A student studies the Quran at the Darul Uloom Hanfia Razvia madrassa. Sajjad Hussain—AFP

Pakistanis in the U.K. often adopt more hardline stances than their Muslim brethren in the homeland.

BBC correspondent Owen Bennett-Jones has written in an article for Pakistan daily Dawn that the U.K. may be preparing to demand more integration into British culture from Pakistanis living in the country. This move has been triggered by the proliferation of “Islamic schools” in Britain and a recent Birmingham scandal in which “Islamists were [found] seeking to take over the management of state schools to advance their religious agenda.”

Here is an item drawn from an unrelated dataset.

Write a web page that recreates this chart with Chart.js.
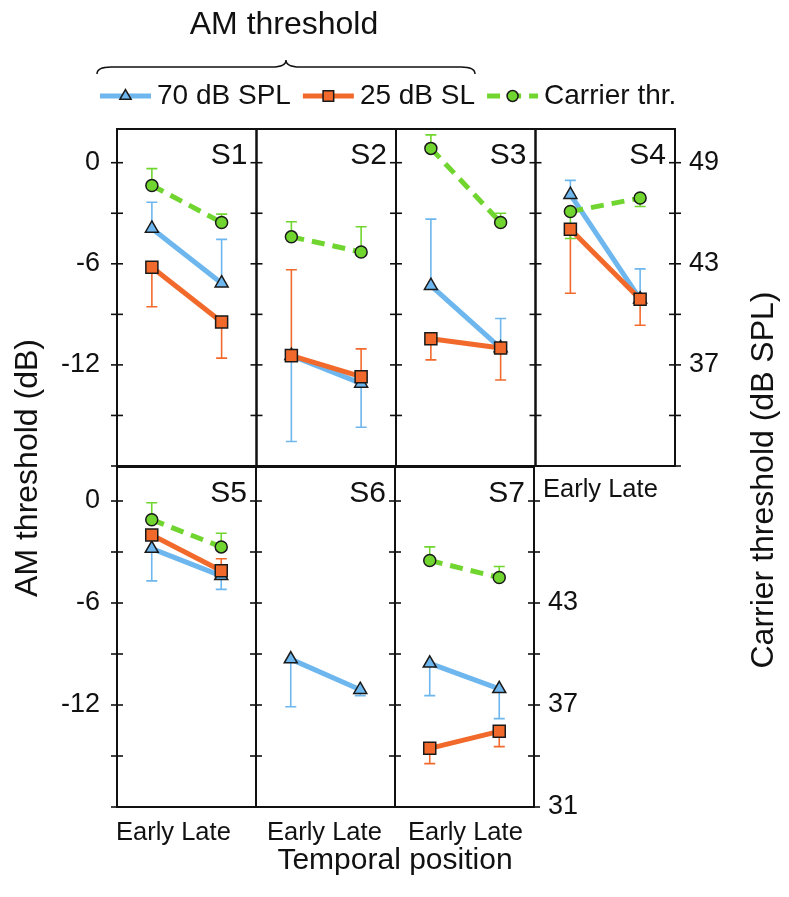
<!DOCTYPE html>
<html>
<head>
<meta charset="utf-8">
<title>AM threshold by temporal position</title>
<script src="https://cdn.jsdelivr.net/npm/chart.js@4.4.1/dist/chart.umd.min.js"></script>
<style>
  html, body { margin:0; padding:0; background:#ffffff; }
  #wrap { position:relative; width:789px; height:897px; overflow:hidden; background:#fff; }
  #wrap canvas { position:absolute; left:0; top:0; }
</style>
</head>
<body>
<div id="wrap">
  <canvas id="rowTop" width="789" height="897"></canvas>
  <canvas id="rowBottom" width="789" height="897"></canvas>
</div>
<script>
// ---------------- data ----------------
const topPanels = ['S1', 'S2', 'S3', 'S4'];
const bottomPanels = ['S5', 'S6', 'S7'];
const positions = ['Early', 'Late'];
const seriesNames = ['70 dB SPL', '25 dB SL', 'Carrier thr.'];
const amTicks = [0, -3, -6, -9, -12, -15, -18];
const amTickLabels = ['0', '-6', '-12'];
const carrierTicks = [49, 46, 43, 40, 37, 34, 31];
const carrierLabelsTop = ['49', '43', '37'];
const carrierLabelsBottom = ['43', '37', '31'];

// AM thresholds (dB), order: S1 Early, S1 Late, S2 Early, S2 Late, ...
const spl70Top       = [-3.9, -7.15, -11.45, -13.1, -7.3, -11.0, -1.9, -8.1];
const spl70TopErr    = [-2.35, -4.55, -16.55, -15.7, -3.35, -9.25, -1.05, -6.3];
const sl25Top        = [-6.2, -9.45, -11.45, -12.7, -10.45, -11.0, -3.95, -8.1];
const sl25TopErr     = [-8.55, -11.6, -6.35, -11.05, -11.7, -12.9, -7.75, -9.65];
// carrier thresholds (dB SPL)
const carrierTop     = [47.65, 45.45, 44.6, 43.7, 49.85, 45.45, 46.1, 46.9];
const carrierTopErr  = [48.65, 45.95, 45.5, 45.2, 50.65, 46.0, 44.5, 46.4];

const spl70Bottom      = [-2.8, -4.4, -9.3, -11.1, -9.55, -11.05];
const spl70BottomErr   = [-4.7, -5.2, -12.1, -11.45, -11.45, -12.8];
const sl25Bottom       = [-2.0, -4.1, null, null, -14.55, -13.55];
const sl25BottomErr    = [null, -3.4, null, null, -15.45, -14.45];
const carrierBottom    = [47.9, 46.3, null, null, 45.5, 44.5];
const carrierBottomErr = [48.9, 47.1, null, null, 46.3, 45.15];

// ---------------- style ----------------
const FONT = '"Liberation Sans", Arial, Helvetica, sans-serif';
const INK = '#111111';
const STYLE = [
  { color: '#6db6ee', marker: 'triangle', radius: 7.5, legendRadius: 6.5, dash: [],      axis: 'yL' },
  { color: '#f26a2b', marker: 'rect',     radius: 8.5, legendRadius: 7.5, dash: [],      axis: 'yL' },
  { color: '#70d62f', marker: 'circle',   radius: 6,   legendRadius: 5.5, dash: [13, 8], axis: 'yR' }
];

const errorBarPlugin = {
  id: 'errorBars',
  beforeDatasetsDraw(chart) {
    const ctx = chart.ctx;
    chart.data.datasets.forEach((ds, i) => {
      const meta = chart.getDatasetMeta(i);
      const ys = chart.scales[ds.yAxisID];
      ds.data.forEach((v, j) => {
        const e = ds.errEnd[j];
        if (v == null || e == null) return;
        const x = meta.data[j].x;
        const y0 = ys.getPixelForValue(v), y1 = ys.getPixelForValue(e);
        ctx.save();
        ctx.strokeStyle = ds.borderColor;
        ctx.lineWidth = 1.6;
        ctx.setLineDash([]);
        ctx.beginPath();
        ctx.moveTo(x, y0); ctx.lineTo(x, y1);
        ctx.moveTo(x - 5.5, y1); ctx.lineTo(x + 5.5, y1);
        ctx.stroke();
        ctx.restore();
      });
    });
  }
};

function framePlugin(panels, isTop) {
  return {
    id: 'frame',
    afterDraw(chart) {
      const ctx = chart.ctx, xs = chart.scales.x, yl = chart.scales.yL, yr = chart.scales.yR, a = chart.chartArea;
      const edges = [];
      for (let k = 0; k <= panels.length; k++) edges.push(xs.getPixelForValue(2 * k - 0.5));
      ctx.save();
      ctx.strokeStyle = INK;
      ctx.lineWidth = 2;
      panels.forEach((p, k) => ctx.strokeRect(edges[k], a.top, edges[k + 1] - edges[k], a.bottom - a.top));
      // tick marks crossing every panel edge
      ctx.lineWidth = 1.6;
      edges.forEach((ex, k) => {
        const last = k === edges.length - 1;
        const pys = last ? carrierTicks.map(v => yr.getPixelForValue(v)) : amTicks.map(v => yl.getPixelForValue(v));
        pys.forEach(py => { ctx.beginPath(); ctx.moveTo(ex - 6, py); ctx.lineTo(ex + 6, py); ctx.stroke(); });
      });
      // panel names
      ctx.fillStyle = INK;
      ctx.font = '30px ' + FONT;
      ctx.textAlign = 'right';
      ctx.textBaseline = 'alphabetic';
      panels.forEach((p, k) => ctx.fillText(p, edges[k + 1] - 9, a.top + 35));

      const posText = positions.join(' ');
      if (!isTop) {
        ctx.font = '25.5px ' + FONT;
        ctx.textAlign = 'left';
        const offs = [-1, 11, 13];
        panels.forEach((p, k) => ctx.fillText(posText, edges[k] + offs[k], a.bottom + 33));
        ctx.fillText(posText, a.right + 9, a.top + 30);
        ctx.font = '30px ' + FONT;
        ctx.textAlign = 'center';
        const fullRight = xs.getPixelForValue(2 * (panels.length + 1) - 0.5);
        ctx.fillText('Temporal position', (a.left + fullRight) / 2, a.bottom + 62);
      } else {
        // headline + brace
        ctx.font = '32px ' + FONT;
        ctx.textAlign = 'center';
        ctx.fillText('AM threshold', 284, 34);
        ctx.lineWidth = 1.5;
        const x1 = 97, x2 = 475, xm = (x1 + x2) / 2, by = 67, r = 7;
        ctx.beginPath();
        ctx.moveTo(x1, by + r);
        ctx.quadraticCurveTo(x1, by, x1 + 2 * r, by);
        ctx.lineTo(xm - 2 * r, by);
        ctx.quadraticCurveTo(xm, by, xm, by - r);
        ctx.quadraticCurveTo(xm, by, xm + 2 * r, by);
        ctx.lineTo(x2 - 2 * r, by);
        ctx.quadraticCurveTo(x2, by, x2, by + r);
        ctx.stroke();
        // legend
        let lx = 100; const ly = 96;
        ctx.font = '28px ' + FONT;
        ctx.textAlign = 'left';
        ctx.textBaseline = 'middle';
        STYLE.forEach((st, k) => {
          ctx.strokeStyle = st.color;
          ctx.lineWidth = 5;
          ctx.setLineDash(st.dash);
          ctx.beginPath(); ctx.moveTo(lx, ly); ctx.lineTo(lx + 51, ly); ctx.stroke();
          ctx.setLineDash([]);
          ctx.fillStyle = st.color;
          ctx.strokeStyle = '#1a1a1a';
          ctx.lineWidth = 1.5;
          Chart.helpers.drawPoint(ctx, { pointStyle: st.marker, radius: st.legendRadius, borderWidth: 1.5, rotation: 0 }, lx + 25.5, ly);
          ctx.fillStyle = INK;
          ctx.fillText(seriesNames[k], lx + 57, ly);
          lx += 57 + ctx.measureText(seriesNames[k]).width + 12;
        });
        // axis titles
        ctx.font = '32px ' + FONT;
        ctx.textAlign = 'center';
        ctx.textBaseline = 'middle';
        ctx.save(); ctx.translate(28, 468); ctx.rotate(-Math.PI / 2); ctx.fillText('AM threshold (dB)', 0, 0); ctx.restore();
        ctx.save(); ctx.translate(764, 480); ctx.rotate(-Math.PI / 2); ctx.fillText('Carrier threshold (dB SPL)', 0, 0); ctx.restore();
      }
      ctx.restore();
    }
  };
}

function rowChart(canvasId, panels, series, rightLabels, area, isTop) {
  const labels = panels.flatMap(p => positions.map(t => p + ' ' + t));
  const datasets = series.map((s, k) => {
    const st = STYLE[k];
    return {
      label: seriesNames[k],
      data: s.values,
      errEnd: s.err,
      yAxisID: st.axis,
      order: 3 - k,
      borderColor: st.color,
      backgroundColor: st.color,
      borderWidth: 5,
      borderDash: st.dash,
      pointStyle: st.marker,
      pointRadius: st.radius,
      pointHoverRadius: st.radius,
      pointBackgroundColor: st.color,
      pointBorderColor: '#1a1a1a',
      pointBorderWidth: 1.5,
      tension: 0,
      spanGaps: false,
      fill: false,
      segment: { borderColor: c => (c.p0DataIndex % 2 === 1 ? 'rgba(0,0,0,0)' : undefined) }
    };
  });
  return new Chart(document.getElementById(canvasId), {
    type: 'line',
    data: { labels, datasets },
    options: {
      responsive: false,
      animation: false,
      events: [],
      layout: { padding: { top: area.top, bottom: 897 - area.bottom, left: 0, right: 0 } },
      plugins: { legend: { display: false }, tooltip: { enabled: false }, title: { display: false } },
      scales: {
        x: { type: 'category', offset: true, display: false, afterFit: s => { s.height = 0; } },
        yL: {
          type: 'linear', position: 'left', min: -18, max: 2,
          afterBuildTicks: s => { s.ticks = amTicks.map(v => ({ value: v })); },
          afterFit: s => { s.width = area.left; },
          grid: { display: false, drawTicks: false }, border: { display: false },
          ticks: { padding: 17, color: INK, font: { family: FONT, size: 27 },
                   callback: v => (amTickLabels.includes(String(v)) ? String(v) : '') }
        },
        yR: {
          type: 'linear', position: 'right', min: 31, max: 51,
          afterBuildTicks: s => { s.ticks = carrierTicks.map(v => ({ value: v })); },
          afterFit: s => { s.width = 789 - area.right; },
          grid: { display: false, drawTicks: false }, border: { display: false },
          ticks: { padding: 14, color: INK, font: { family: FONT, size: 27 },
                   callback: v => (rightLabels.includes(String(v)) ? String(v) : '') }
        }
      }
    },
    plugins: [errorBarPlugin, framePlugin(panels, isTop)]
  });
}

rowChart('rowTop', topPanels, [
  { values: spl70Top, err: spl70TopErr },
  { values: sl25Top, err: sl25TopErr },
  { values: carrierTop, err: carrierTopErr }
], carrierLabelsTop, { left: 117, right: 675, top: 129, bottom: 466 }, true);

rowChart('rowBottom', bottomPanels, [
  { values: spl70Bottom, err: spl70BottomErr },
  { values: sl25Bottom, err: sl25BottomErr },
  { values: carrierBottom, err: carrierBottomErr }
], carrierLabelsBottom, { left: 117, right: 534, top: 467, bottom: 807 }, false);
</script>
</body>
</html>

British authorities in October ordered the closure of four Islamic schools, two of which are operated by the Madni Trust. Both Madni schools—one in Nottingham and another in Sheffield—have been found to be teaching values opposed to British society. There is no non-Islamic history or geography taught, leaving out broad swathes of required knowledge such as the two World Wars. The schools are currently under inquiry and may be shut down permanently if an appeals process does not go their way.

The Madni Trust is presided over by Deobandi Mufti Rafi Usmani of Karachi’s Darul Uloom. Usmani frequently makes trips to the U.K. to look after their religious direction. Darul Uloom has traditionally been the preserve of two brothers, Taqi and Rafi. Taqi served as a judge of the Federal Shariah Court of Pakistan from 1980 to 1982 before being appointed to the Sharia Appellate Bench of the Supreme Court of Pakistan from 1982 to 2002. He is a Permanent Member of the Islamic Jurisprudence Academy at the Organization of Islamic Conference and a member of the Rabita-al-Alam-e-Islami (Muslim World League). Taqi shocked Pakistan by condemning the Women’s Protection Bill in 2007. Meanwhile, Rafi Usmani became involved in jihad and visited Afghanistan when the Deobandi Taliban first established their Sunni utopia in the war-torn state.

Britain, much like the rest of Europe, is reacting to the radicalization of Muslim youth in their societies, which can make them vulnerable to recruitment by Islamic State. It is, sadly, yet another example of expatriate Muslims adopting more extreme mindsets than their homeland brethren.